Может быть, им просто больше понравится неэффективно производить клубничный йогурт в семье или в округе (глава 3), утеплять собственные дома (глава 1), ремонтировать мебель (глава 2) или делать для себя многое другое, связанное с революцией «фактора четыре». Определенно, они не будут смотреть на себя как на отсталых. А их дети могут вырасти в намного более благоприятной среде.
14.3. Рынки не заменяют этику, религию и цивилизацию
Многое в этой книге объясняет, как осторожное применение правильных экономических принципов может вернуть экономике тот смысл, который определяется греческой этимологией этого слова — «домоводство». Это не имеет ничего общего с небрежным и неправильным применением идей экономики, когда предполагают, что экономический процесс представляет собой просто разрозненный бесконечный круговой обмен ценностями между производством и потреблением, а поток физических ресурсов от истощения до загрязнения не учитывается. Эта распространенная ошибка подобна попыткам (согласно замечанию экономиста Германа Дали) понять животное только по его системе кровообращения, не замечая, что у него также есть пищеварительный тракт, который крепко связывает его с обеих сторон с окружающей средой. Именно это заблуждение часто заставляет экономических фундаменталистов рассматривать почву как грязь, живые существа как мертвые, природу как помеху, миллиарды лет опыта в конструировании как ненужный брак, а будущее как не имеющее ценности (с 10-процентной реальной учетной ставкой). Даже правильные экономические теории часто применяются неправильно.
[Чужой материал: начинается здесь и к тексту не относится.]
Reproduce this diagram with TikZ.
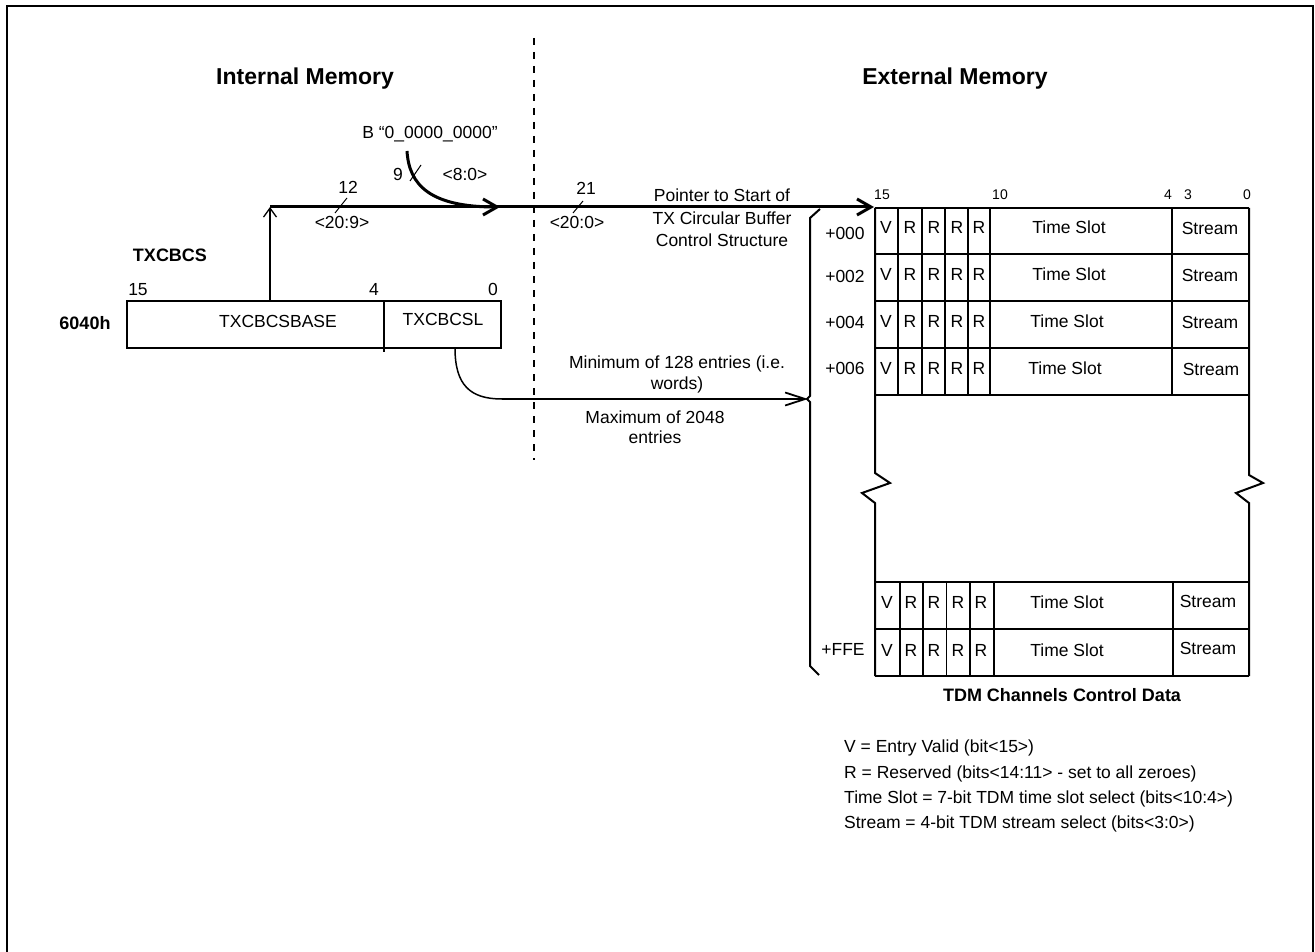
\documentclass[tikz,border=0pt]{standalone}
\usepackage{fontspec}
\setmainfont{Liberation Sans}
\usetikzlibrary{arrows.meta}
\begin{document}
\begin{tikzpicture}[x=1pt,y=-1pt,
  lab/.style={inner sep=0pt, font=\fontsize{17.5}{21}\selectfont, text height=12.5pt, text depth=0pt},
  labsm/.style={inner sep=0pt, font=\fontsize{14}{17}\selectfont, text height=10pt, text depth=0pt},
  ttl/.style={inner sep=0pt, font=\fontsize{23}{28}\selectfont\bfseries, text height=16.5pt, text depth=0pt},
  bld/.style={inner sep=0pt, font=\fontsize{18}{22}\selectfont\bfseries, text height=12.9pt, text depth=0pt},
  ln/.style={line width=2pt},
  thinln/.style={line width=1pt},
  bus/.style={line width=3pt},
  bigtip/.style={-{Straight Barb[length=14pt,width=16pt]}},
  divider/.style={line width=2.5pt, dash pattern=on 7pt off 7pt}
]
\useasboundingbox (0,0) rectangle (1315,952);
% outer frame
\draw[ln] (7,965) -- (7,6) -- (1313,6) -- (1313,965);
% divider
\draw[divider] (534,38) -- (534,460);
% titles
\node[ttl] (tint) at (305,76) {Internal Memory};
\node[ttl] (text) at (955,76) {External Memory};

% register
\node[bld] (txcbcs) at (170,255) {TXCBCS};
\node[bld] (addr) at (85,323) {6040h};
\node[lab] (b15) at (138,289) {15};
\node[lab] (b4) at (374,289) {4};
\node[lab] (b0) at (493,289) {0};
\draw[ln] (127,301) rectangle (501,348);
\draw[ln] (384,301) -- (384,352);
\node[lab] (base) at (278,321) {TXCBCSBASE};
\node[lab] (lim) at (443,319) {TXCBCSL};

% coordinates
\coordinate (regtop) at (270,301);
\coordinate (jn) at (270,207);
\coordinate (merge) at (500,207);
\coordinate (tabtip) at (874,207);
\coordinate (bstart) at (407,151);
\coordinate (limbot) at (455,348);
\coordinate (bend) at (502,399);
\coordinate (bracetip) at (808,399);

% B constant
\node[lab] (bconst) at (430,132) {B \char"201C 0\_0000\_0000\char"201D};
\draw[bus, bigtip] (bstart) .. controls (409,185) and (430,207) .. (merge);
\draw[thinln] (410,181) -- (421,165);
\node[lab] (n9) at (398,174) {9};
\node[lab] (r80) at (465,174) {<8:0>};

% vertical from register
\draw[line width=1.3pt, -{Straight Barb[length=9pt,width=13pt]}] (regtop) -- (jn);
% bus
\draw[bus, bigtip] (jn) -- (tabtip);
\draw[thinln] (335,213) -- (347,198);
\node[lab] (n12) at (348,187) {12};
\node[lab] (r209) at (342,222) {<20:9>};
\draw[thinln] (573,213) -- (583,201);
\node[lab] (n21) at (586,188) {21};
\node[lab] (r200) at (577,222) {<20:0>};
\node[lab] (p1) at (722,195) {Pointer to Start of};
\node[lab] (p2) at (722,218) {TX Circular Buffer};
\node[lab] (p3) at (722,240) {Control Structure};

% length curve
\draw[line width=1.5pt] (limbot) .. controls (455,385) and (470,399) .. (bend);
\draw[line width=1.8pt, -{Straight Barb[length=20pt,width=13pt]}] (bend) -- (bracetip);
\node[lab] (m1) at (677,362) {Minimum of 128 entries (i.e.};
\node[lab] (m2) at (677,383) {words)};
\node[lab] (x1) at (655,417) {Maximum of 2048};
\node[lab] (x2) at (655,437) {entries};

% brace
\draw[ln] (820,209) -- (810,218) -- (810,396) -- (807,399) -- (810,402) -- (810,666) -- (819,675);

% offsets
\node[lab] (o0) at (845,233) {+000};
\node[lab] (o2) at (845,276) {+002};
\node[lab] (o4) at (845,322) {+004};
\node[lab] (o6) at (845,368) {+006};
\node[lab] (of) at (843,649) {+FFE};

% table outline
\draw[ln] (875,208) -- (875,473) -- (890,483) -- (862,493) -- (875,503) -- (875,676);
\draw[ln] (1249,208) -- (1249,475) -- (1263,483) -- (1236,493) -- (1249,503) -- (1249,676);
\foreach \y in {208,254,301,348,395} \draw[ln] (875,\y) -- (1249,\y);
\foreach \x in {898,922,945,968,990,1172} \draw[ln] (\x,208) -- (\x,395);
\foreach \y in {582,629,676} \draw[ln] (875,\y) -- (1249,\y);
\foreach \x in {900,923,970,994,1173} \draw[ln] (\x,582) -- (\x,676);
\draw[thinln] (946,582) -- (946,676);

% bit numbers
\node[labsm] (t15) at (882,195) {15};
\node[labsm] (t10) at (1000,195) {10};
\node[labsm] (t4) at (1168,195) {4};
\node[labsm] (t3) at (1188,195) {3};
\node[labsm] (t0) at (1247,195) {0};

% cell text top
\foreach \y/\ts/\st [count=\i] in {227/1069/1210, 274/1069/1210, 321/1067/1210, 368/1065/1211} {
  \node[lab] (v\i) at (886,\y) {V};
  \node[lab] (ra\i) at (910,\y) {R};
  \node[lab] (rb\i) at (934,\y) {R};
  \node[lab] (rc\i) at (957,\y) {R};
  \node[lab] (rd\i) at (979,\y) {R};
  \node[lab] (ts\i) at (\ts,\y) {Time Slot};
  \node[lab] (st\i) at (\st,\y+1) {Stream};
}
\foreach \y/\sy [count=\i] in {602/601, 650/648} {
  \node[lab] (vb\i) at (887,\y) {V};
  \node[lab] (rba\i) at (911,\y) {R};
  \node[lab] (rbb\i) at (934,\y) {R};
  \node[lab] (rbc\i) at (958,\y) {R};
  \node[lab] (rbd\i) at (981,\y) {R};
  \node[lab] (tsb\i) at (1067,\y) {Time Slot};
  \node[lab] (stb\i) at (1208,\sy) {Stream};
}
\node[bld] (cap) at (1062,695) {TDM Channels Control Data};

% legend
\node[lab, anchor=west] (l1) at (844,746) {V = Entry Valid (bit<15>)};
\node[lab, anchor=west] (l2) at (844,772) {R = Reserved (bits<14:11> - set to all zeroes)};
\node[lab, anchor=west] (l3) at (844,797) {Time Slot = 7-bit TDM time slot select (bits<10:4>)};
\node[lab, anchor=west] (l4) at (844,822) {Stream = 4-bit TDM stream select (bits<3:0>)};
\end{tikzpicture}
\end{document}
• Результаты экономической деятельности определяют просто как сумму рыночной стоимости товаров, услуг, убытков и ненужных вещей, продаваемых за деньги, исключая при этом все, что не имеет рыночной цены (например, заботу и уход за близкими), и все, что бесценно. Такое определение, без сомнения, является странным способом суммарного выражения человеческого счастья или даже материального удовлетворения. По всем меркам (Кобб и Кобб, 1994), последнее понижается с начала 1970-х годов (глава 12), потому что рост ВВП проглатывается с излишком «затратами на коррективные меры», т. е. на борьбу с истощением ресурсов, загрязнением, отложенными ремонтом или обновлением, социальными беспорядками.